[START Recorded information]
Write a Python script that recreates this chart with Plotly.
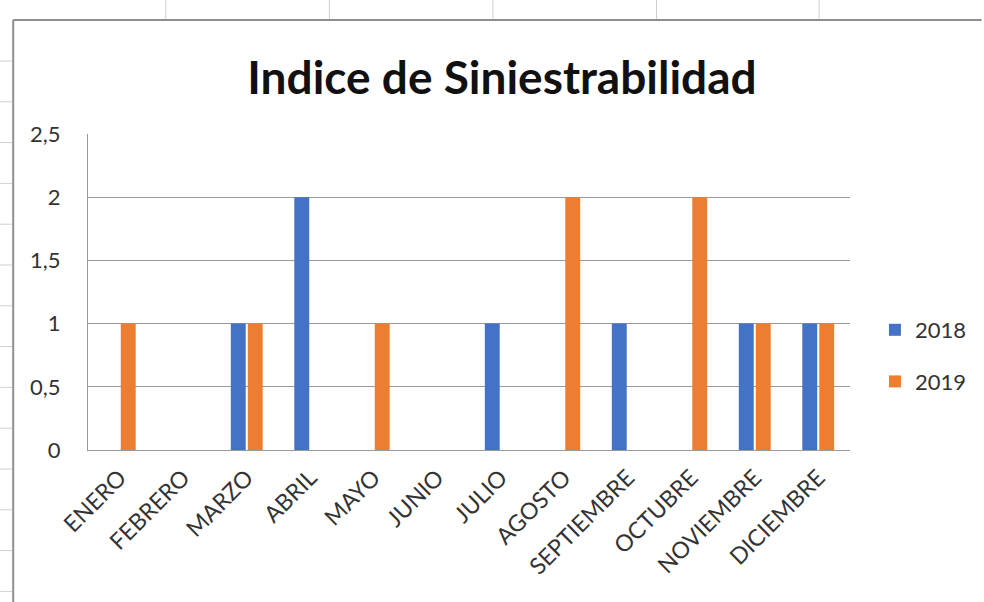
import plotly.graph_objects as go

meses = ["ENERO", "FEBRERO", "MARZO", "ABRIL", "MAYO", "JUNIO", "JULIO",
         "AGOSTO", "SEPTIEMBRE", "OCTUBRE", "NOVIEMBRE", "DICIEMBRE"]
valores_2018 = [0, 0, 1, 2, 0, 0, 1, 0, 1, 0, 1, 1]
valores_2019 = [1, 0, 1, 0, 1, 0, 0, 2, 0, 2, 1, 1]
titulo = "Indice de Siniestrabilidad"

W, H = 984, 602
L, R, T, B = 88, 852, 134, 450  # plot area in pixels


def px(x):
    return (x - L) / (R - L)


def py(y):
    return (B - y) / (B - T)


FONT = "Lato, 'Open Sans', sans-serif"

fig = go.Figure()
fig.add_trace(go.Bar(x=meses, y=valores_2018, name="2018", legendgroup="a",
                     marker=dict(color="#4472C4", line=dict(width=0))))
fig.add_trace(go.Bar(x=meses, y=valores_2019, name="2019", legendgroup="b",
                     marker=dict(color="#ED7D31", line=dict(width=0))))

shapes = []
frame = "#8f8f8f"
cell = "#cfcfcf"
# spreadsheet cell lines outside the chart
for xv in [166, 330, 494, 658, 821]:
    shapes.append(dict(type="line", xref="paper", yref="paper",
                       x0=px(xv), x1=px(xv), y0=py(0), y1=py(20),
                       line=dict(color=cell, width=1)))
yv = 61
while yv < H:
    shapes.append(dict(type="line", xref="paper", yref="paper",
                       x0=px(0), x1=px(12), y0=py(yv), y1=py(yv),
                       line=dict(color=cell, width=1)))
    yv += 40.8
# chart frame
shapes.append(dict(type="line", xref="paper", yref="paper",
                   x0=px(13), x1=px(13), y0=py(20), y1=py(H),
                   line=dict(color=frame, width=2)))
shapes.append(dict(type="line", xref="paper", yref="paper",
                   x0=px(13), x1=px(W), y0=py(20), y1=py(20),
                   line=dict(color=frame, width=2)))

fig.update_layout(
    width=W, height=H,
    margin=dict(l=L, r=W - R, t=T, b=H - B),
    paper_bgcolor="white", plot_bgcolor="white",
    separators=",.",
    font=dict(family=FONT, size=22, color="#333333"),
    title=dict(text="<b>" + titulo + "</b>", x=502 / W, xanchor="center",
               xref="container", yref="container",
               y=1 - 78 / H, yanchor="middle",
               font=dict(family=FONT, size=46, color="#111111")),
    barmode="group", bargap=0.466, bargroupgap=0.12,
    legend=dict(x=px(877), xanchor="left", y=py(356), yanchor="middle",
                font=dict(family=FONT, size=22, color="#333333"),
                tracegroupgap=20, bgcolor="rgba(0,0,0,0)"),
    showlegend=True,
    shapes=shapes,
    xaxis=dict(tickangle=-45, showgrid=False, showline=True,
               linecolor="#999999", linewidth=1.3, ticks="",
               ticklabelstandoff=4,
               tickfont=dict(family=FONT, size=23, color="#333333")),
    yaxis=dict(range=[0, 2.5], dtick=0.5, tick0=0, showgrid=True,
               gridcolor="#999999", gridwidth=1.3, showline=True,
               linecolor="#999999", linewidth=1.3, zeroline=False, ticks="",
               ticklabelstandoff=22,
               tickfont=dict(family=FONT, size=22, color="#333333")),
)

fig.write_html("out.html", config={"displayModeBar": False},
               post_script="document.body.style.margin='0px';")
[END Recorded information]
*Aim of the exercise*: Repeat the lines of the listing above verbatim, beginning at its first line and ending at the line containing "import plotly.graph_objects as go", which is included. Omit pictures.

*Exercise output*:
Write a Python script that recreates this chart with Plotly.
import plotly.graph_objects as go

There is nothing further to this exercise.